Pour bien connaître la politique du gouvernement provisoire dans la question des caisses d’épargne, il faut lire en entier l’excellent rapport de M. Delessert ; les fautes ne pouvaient être exposées avec plus de mesure, les droits avec plus de force, les souffrances avec plus de sympathie. L’établissement des caisses d’épargne est peut-être la plus belle part du patrimoine d’honneur que Benjamin Delessert a laissé à sa famille ; elle a dignement accepté l’héritage. Nous voyons dans ce rapport que si, sur les premières demandes en remboursement. « on eût adopté la seule mesure qui eût été juste et convenable, de donner de la rente au pair, la difficulté du moment eût été probablement surmontée. » Il y a plus lorsque l’assemblée nationale eut réhabilité la foi publique en adoptant la rente au cours comme valeur de remboursement, satisfaits de ce gage de loyauté, les déposans, dit encore M. Delessert, « ne demandaient qu’à conserver leurs économies, en les laissant à la caisse d’épargne. » Mais on rendit général et obligatoire le remboursement en rentes, qui, pour la convenance de tous et pour l’intérêt de l’état, eût dû rester facultatif, et, « sans cette erreur bien regrettable, ajoute M. Delessert, on n’eût imposé à l’état des sacrifices comparativement de peu d’importance. » Nous n’avons pas à demander compte aux ministres de cette époque de ces injustes ou fausses mesures ; mais le ministre actuel aurait dû leur en laisser la responsabilité.
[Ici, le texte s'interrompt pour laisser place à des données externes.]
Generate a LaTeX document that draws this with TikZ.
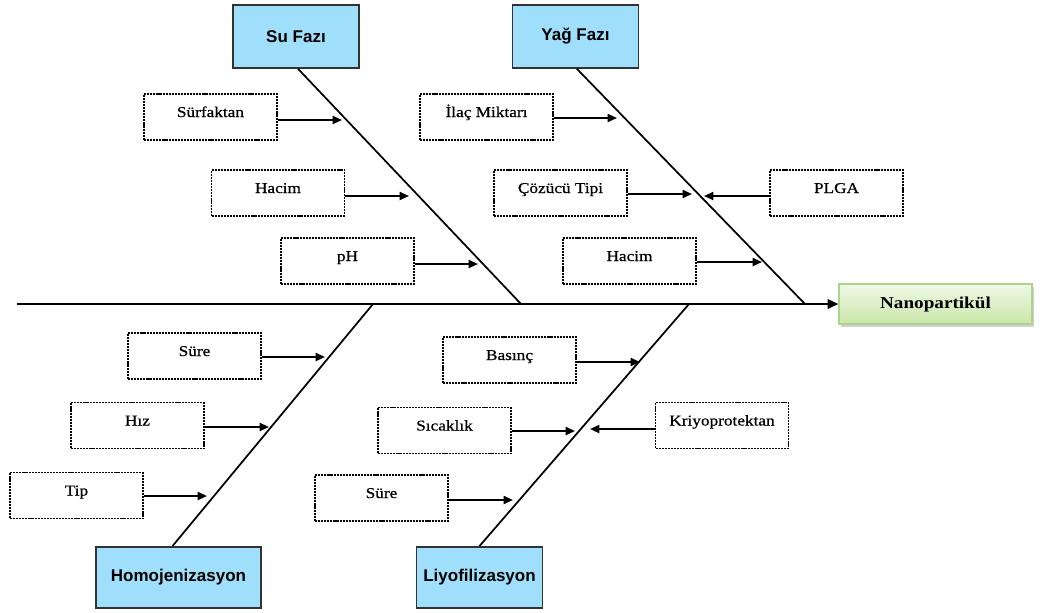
\documentclass[tikz,border=0pt]{standalone}
\usepackage{fontspec}
\setmainfont{Liberation Serif}[FakeStretch=1.15]
\newfontfamily\causefont{Liberation Serif}[FakeStretch=1.15,FakeBold=0.6]
\setsansfont{Liberation Sans}
\usetikzlibrary{arrows.meta,shadows}
\definecolor{bluebox}{HTML}{9FDFFB}
\definecolor{nanotop}{HTML}{F0F8E6}
\definecolor{nanobot}{HTML}{C9E6A8}
\definecolor{nanoedge}{HTML}{A9D48A}
\begin{document}
\begin{tikzpicture}[x=0.75pt,y=-0.75pt,
 cat/.style={draw=black!80, line width=1.4pt, fill=bluebox, minimum width=94.5pt, minimum height=47pt, inner sep=0pt, font=\sffamily\bfseries\fontsize{12.75pt}{14pt}\selectfont},
 cause/.style={draw, dash pattern=on 1.6pt off 0.7pt, line width=0.9pt, minimum width=99.75pt, inner sep=0pt, text height=17.25pt, text depth=17.25pt, font=\causefont\fontsize{11.25pt}{13pt}\selectfont},
 bone/.style={line width=1.3pt},
 arr/.style={line width=1.4pt, -{Triangle[length=7pt,width=6pt]}},
]
\useasboundingbox (0,0) rectangle (1040,612);
% category boxes
\node[cat] (su) at (296,36.5) {Su Fazı};
\node[cat] (yag) at (575.5,36.5) {Yağ Fazı};
\node[cat, minimum width=123.75pt, minimum height=45.75pt] (homo) at (178.5,577.5) {Homojenizasyon};
\node[cat, minimum height=45.75pt] (liyo) at (479.5,577.5) {Liyofilizasyon};
% effect box
\node[draw=nanoedge, line width=1pt, top color=nanotop, bottom color=nanobot,
      drop shadow={shadow xshift=1.5pt, shadow yshift=-2pt, fill=black!30, opacity=0.6},
      minimum width=144.75pt, minimum height=30pt, inner sep=0pt,
      font=\bfseries\fontsize{12.5pt}{15pt}\selectfont] (nano) at (935.5,304) {Nanopartikül};
% spine
\coordinate (start) at (17,304);
\draw[line width=1.7pt, -{Triangle[length=8pt,width=7pt]}] (start) -- (nano.west);
% junctions
\coordinate (j1) at (521,304);
\coordinate (j2) at (805,304);
\coordinate (j3) at (373,304);
\coordinate (j4) at (689,304);
\draw[bone] ([xshift=1.5pt]su.south) -- (j1);
\draw[bone] ([xshift=1pt]yag.south) -- (j2);
\draw[bone] ([xshift=-4.5pt]homo.north) -- (j3);
\draw[bone] (liyo.north) -- (j4);
% cause boxes
\node[cause] (sf) at (210.5,117) {Sürfaktan};
\node[cause] (hac1) at (278,193) {Hacim};
\node[cause] (ph) at (347.5,261) {pH};
\node[cause] (ilac) at (486.5,117) {İlaç Miktarı};
\node[cause] (coz) at (560.5,193) {Çözücü Tipi};
\node[cause] (plga) at (836.5,193) {PLGA};
\node[cause] (hac2) at (629.5,261) {Hacim};
\node[cause] (sure1) at (194.5,356) {Süre};
\node[cause] (hiz) at (137.5,425.5) {Hız};
\node[cause] (tip) at (76.5,495.5) {Tip};
\node[cause] (bas) at (509.5,360) {Basınç};
\node[cause] (sic) at (444.5,430.5) {Sıcaklık};
\node[cause] (kri) at (722,425.5) {Kriyoprotektan};
\node[cause] (sure2) at (381.5,498) {Süre};
% arrow tips
\coordinate (tsf) at (342,120);
\coordinate (thac1) at (409,196);
\coordinate (tph) at (478,264);
\coordinate (tilac) at (617,118);
\coordinate (tcoz) at (692,194);
\coordinate (tplga) at (704,196);
\coordinate (thac2) at (762,262);
\coordinate (tsure1) at (325,357);
\coordinate (thiz) at (269,427);
\coordinate (ttip) at (207,496);
\coordinate (tbas) at (640,362);
\coordinate (tsic) at (575,431);
\coordinate (tkri) at (590,429);
\coordinate (tsure2) at (513,500);
\draw[arr] (sf.east |- tsf) -- (tsf);
\draw[arr] (hac1.east |- thac1) -- (thac1);
\draw[arr] (ph.east |- tph) -- (tph);
\draw[arr] (ilac.east |- tilac) -- (tilac);
\draw[arr] (coz.east |- tcoz) -- (tcoz);
\draw[arr] (plga.west |- tplga) -- (tplga);
\draw[arr] (hac2.east |- thac2) -- (thac2);
\draw[arr] (sure1.east |- tsure1) -- (tsure1);
\draw[arr] (hiz.east |- thiz) -- (thiz);
\draw[arr] (tip.east |- ttip) -- (ttip);
\draw[arr] (bas.east |- tbas) -- (tbas);
\draw[arr] (sic.east |- tsic) -- (tsic);
\draw[arr] (kri.west |- tkri) -- (tkri);
\draw[arr] (sure2.east |- tsure2) -- (tsure2);
\end{tikzpicture}
\end{document}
La consolidation des bons du trésor n’a pas eu l’urgence pour excuse. C’est par un décret du 16 mars 1848 que l’atermoiement a été prononcé, et cependant les échéances du mois de mars n’étaient pas considérables, les fortes échéances n’arrivaient qu’en avril. Pour y faire face, le dernier gouvernement avait organisé toutes les ressources de son service de trésorerie. Un encaisse de 200 millions était préparé ; à ses versemens réguliers, le contractant de l’emprunt offrait d’ajouter des anticipations ; la compagnie du chemin du Nord allait faire un remboursement de 20 millions ; la réduction de l’intérêt à 4 pour 100 n’avait pu arrêter l’affluence des preneurs de bons du trésor. Héritier de toutes ces ressources, pourquoi le gouvernement nouveau a-t-il ajourné si long-temps d’avance ses créanciers ? C’est parce que les unes ont été bientôt épuisées, et que les autres se sont taries. D’un côté, des services plus exigeans que le service des bons du trésor ont absorbé l’encaisse ; il a fallu solder les ateliers nationaux, organiser la garde mobile, ajouter en quelques jours un énorme supplément à l’effectif.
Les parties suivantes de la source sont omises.